Another newcomer who stood out was Cornell Shields, 30. He said he used to play with NBA Portland Trailblazers Damien Lillard in their Brookfield neighborhood.
“He taught me a lot of things,” Shields said. “I learned how to score and got a lot of my heart and intensity from him.”
The added competition and availability of so much talent had an effect on the tryouts.
“Ain’t anybody guaranteed a spot,” Vines said. “Ain’t any stars. We have to come out here and get it.”
During the scrimmage games, veteran Tevin Fournette initiated the new recruits, going strong to the rack and dunking.
“I always want to encourage the younger players to come play,” Fournette said. “They encourage me to go harder and play better.”
Juanaeh Newton, 21, at 5-foot-3, scored six points in the paint, including a strong layup in the chest of a taller defender that evoked cheers from the sidelines. He says he used to play for the Oakland Tech Bulldogs.
“It would mean a lot to me to make the Warriors,” Newton said. “I would bring teamwork.”
Newton showed up late for tryouts. Afterward, Coach Cuevas told him, “You did good, but I didn’t get to see enough of you. Keep coming out.”
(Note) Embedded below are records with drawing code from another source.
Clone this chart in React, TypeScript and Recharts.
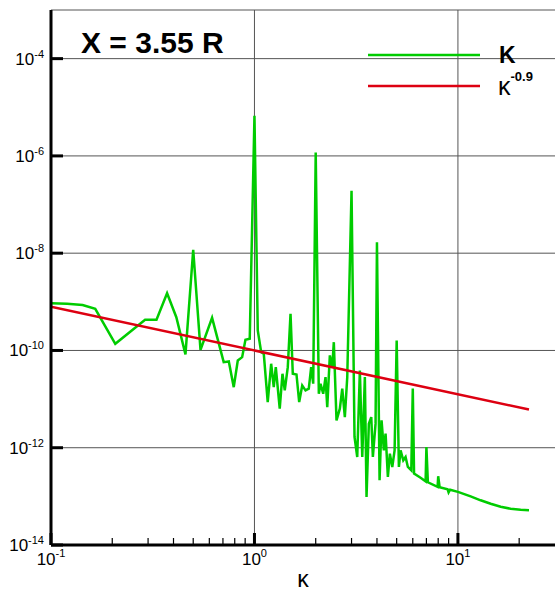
import React from "react"
import { LineChart, Line, XAxis, YAxis, CartesianGrid, ReferenceLine } from "recharts"

// wavenumber (kappa) and spectral energy
const specK = [
    0.1, 0.12, 0.143, 0.165, 0.207, 0.29, 0.33, 0.372, 0.413, 0.458,
    0.5, 0.543, 0.619, 0.706, 0.748, 0.791, 0.828, 0.87, 0.903, 0.948,
    1.0, 1.038, 1.079, 1.111, 1.162, 1.208, 1.244, 1.273, 1.331, 1.373,
    1.409, 1.458, 1.504, 1.543, 1.609, 1.659, 1.717, 1.782, 1.849, 1.9,
    1.944, 2.0, 2.072, 2.112, 2.177, 2.235, 2.279, 2.347, 2.412, 2.455,
    2.531, 2.628, 2.701, 2.781, 2.858, 3.0, 3.103, 3.2, 3.296, 3.387,
    3.488, 3.555, 3.649, 3.75, 3.819, 3.937, 4.0, 4.12, 4.214, 4.325,
    4.41, 4.526, 4.629, 4.757, 4.884, 5.0, 5.127, 5.226, 5.388, 5.53,
    5.675, 5.899, 6.0, 6.087, 6.553, 6.936, 7.0, 7.118, 7.946, 8.0,
    8.128, 8.899, 9.0, 9.154, 10.0, 11.55, 12.93, 14.49, 16.22, 18.16,
    20.34, 22.35,
]
const specE = [
    9.35e-10, 9.1e-10, 8.6e-10, 7.2e-10, 1.37e-10, 4.27e-10, 4.27e-10, 1.5e-9, 4.83e-10, 8.3e-11,
    1.17e-8, 1.03e-10, 4.69e-10, 5.75e-11, 5.94e-11, 1.76e-11, 6.23e-11, 7.28e-11, 1.66e-10, 1.74e-10,
    6.69e-6, 2.57e-10, 9.2e-11, 8.6e-11, 8.7e-12, 5.33e-11, 1.76e-11, 4.54e-11, 6.35e-12, 3.32e-11,
    1.51e-11, 4.54e-11, 5.67e-10, 3.32e-11, 3.21e-11, 8.7e-12, 1.91e-11, 1.51e-11, 1.64e-11, 4.54e-11,
    2.07e-11, 1.18e-6, 1.29e-11, 2.07e-11, 1.29e-11, 2.83e-11, 6.85e-12, 7.9e-11, 4.54e-11, 1.48e-10,
    3.65e-12, 6.35e-12, 1.64e-11, 4.27e-12, 2.83e-11, 1.93e-7, 1.66e-12, 6.44e-13, 3.88e-11, 6.44e-13,
    2.83e-11, 9.7e-14, 3.13e-12, 4.27e-12, 6.44e-13, 3.13e-12, 1.67e-8, 2.14e-13, 3.65e-12, 8.85e-13,
    1.95e-12, 2.5e-13, 7.57e-13, 4.02e-13, 8.85e-13, 1.6e-10, 4.02e-13, 8.85e-13, 5.51e-13, 6.44e-13,
    4.02e-13, 3.44e-13, 1.64e-11, 2.94e-13, 2.41e-13, 2.04e-13, 1.03e-12, 1.95e-13, 1.57e-13, 2.59e-13,
    1.54e-13, 1.4e-13, 1.21e-13, 1.37e-13, 1.24e-13, 1.0e-13, 8.3e-14, 7.05e-14, 6.1e-14, 5.56e-14,
    5.31e-14, 5.18e-14,
]

// kappa^-0.9 reference line, end points
const fitK = [0.1, 22.35]
const fitE = [7.94e-10, 6.1e-12]

const xTicks = [
    0.1, 0.2, 0.3, 0.4, 0.5, 0.6, 0.7, 0.8, 0.9,
    1, 2, 3, 4, 5, 6, 7, 8, 9,
    10, 20,
]
const yTicks = [1e-14, 1e-12, 1e-10, 1e-8, 1e-6, 1e-4]

const specData = specK.map((k, i) => ({ k, v: specE[i] }))
const fitData = fitK.map((k, i) => ({ k, v: fitE[i] }))

const FONT = "'Liberation Sans', Arial, Helvetica, sans-serif"
const GREEN = "#00cc00"
const RED = "#dd0011"

function XTick(props: any) {
    const { x, y, payload } = props
    const lg = Math.log10(payload.value)
    const e = Math.round(lg)
    const major = Math.abs(lg - e) < 1e-6
    return (
        <g>
            <line x1={x} x2={x} y1={y} y2={y - (major ? 12 : 7)} stroke="#000" strokeWidth={major ? 3 : 1.2} />
            {major && (
                <text x={x} y={y + 20} textAnchor="middle" fontSize={17} fontFamily={FONT} fill="#000">
                    <tspan>10</tspan>
                    <tspan dy={-8} fontSize={11}>{e}</tspan>
                </text>
            )}
        </g>
    )
}

function YTick(props: any) {
    const { x, y, payload } = props
    const e = Math.round(Math.log10(payload.value))
    return (
        <g>
            <line x1={x} x2={x + 12} y1={y} y2={y} stroke="#000" strokeWidth={3} />
            <text x={x - 7} y={y + 6} textAnchor="end" fontSize={17} fontFamily={FONT} fill="#000">
                <tspan>10</tspan>
                <tspan dy={-7} fontSize={11}>{e}</tspan>
            </text>
        </g>
    )
}

export default function App() {
    return (
        <div style={{ position: "absolute", left: 0, top: 0, width: 557, height: 591, background: "#fff" }}>
            <LineChart width={557} height={591} margin={{ top: 10, right: 2, bottom: 0, left: 0 }}>
                <CartesianGrid vertical={false} stroke="#555" strokeWidth={1} />
                <ReferenceLine x={1} stroke="#555" strokeWidth={1} />
                <ReferenceLine x={10} stroke="#555" strokeWidth={1} />
                <XAxis
                    dataKey="k"
                    type="number"
                    scale="log"
                    domain={[0.1, 30]}
                    allowDataOverflow
                    ticks={xTicks}
                    interval={0}
                    height={46}
                    tickSize={0}
                    tickMargin={0}
                    tickLine={false}
                    tick={<XTick />}
                    axisLine={{ stroke: "#000", strokeWidth: 3 }}
                />
                <YAxis
                    dataKey="v"
                    type="number"
                    scale="log"
                    domain={[1e-14, 1e-3]}
                    allowDataOverflow
                    ticks={yTicks}
                    interval={0}
                    width={51}
                    tickSize={0}
                    tickMargin={0}
                    tickLine={false}
                    tick={<YTick />}
                    axisLine={{ stroke: "#000", strokeWidth: 3 }}
                />
                <Line data={specData} dataKey="v" type="linear" stroke={GREEN} strokeWidth={2.5} dot={false} isAnimationActive={false} />
                <Line data={fitData} dataKey="v" type="linear" stroke={RED} strokeWidth={2.5} dot={false} isAnimationActive={false} />
            </LineChart>
            <svg width={557} height={591} style={{ position: "absolute", left: 0, top: 0, pointerEvents: "none" }}>
                <text x={81} y={53} fontSize={30} fontWeight="bold" fontFamily={FONT} fill="#000">X = 3.55 R</text>
                <line x1={368} x2={480} y1={55} y2={55} stroke={GREEN} strokeWidth={2.5} />
                <text x={499} y={63} fontSize={23} fontWeight="bold" fontFamily={FONT} fill="#000">K</text>
                <line x1={368} x2={480} y1={86} y2={86} stroke={RED} strokeWidth={2.5} />
                <text x={498} y={95} fontSize={25} fontFamily={FONT} fill="#000">
                    <tspan>κ</tspan>
                    <tspan dy={-14} fontSize={13} fontWeight="bold">-0.9</tspan>
                </text>
                <text x={303} y={587} textAnchor="middle" fontSize={23} fontFamily={FONT} fill="#000">κ</text>
            </svg>
        </div>
    )
}
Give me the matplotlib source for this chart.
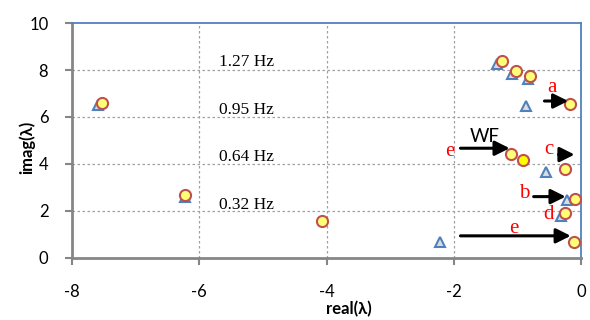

The top 21 Warriors are: 1. Allan McIntosh, 2. Andre Belion, 3. D’Romeo Allen, 4. Tevin Fornette, 5. Harry “ATL”Smith, 6. Marvin Cosby, 7. Jason Robinson, 8. Anthony Ammons, 9. Jason Jones, 10. Jonathan Cannnon, 11. Lanzelle Green, 12. David Lee, 13. Donte Smith, 14. Aaron Sanders, 15. Brad Shells, 16. Cornell Shields, 17. Wilson Nguyen, 18. Montell “MD” Vines, 19. Deontae King, 20. Charles “Pookie” Sylvester and 21. Trevor Bird.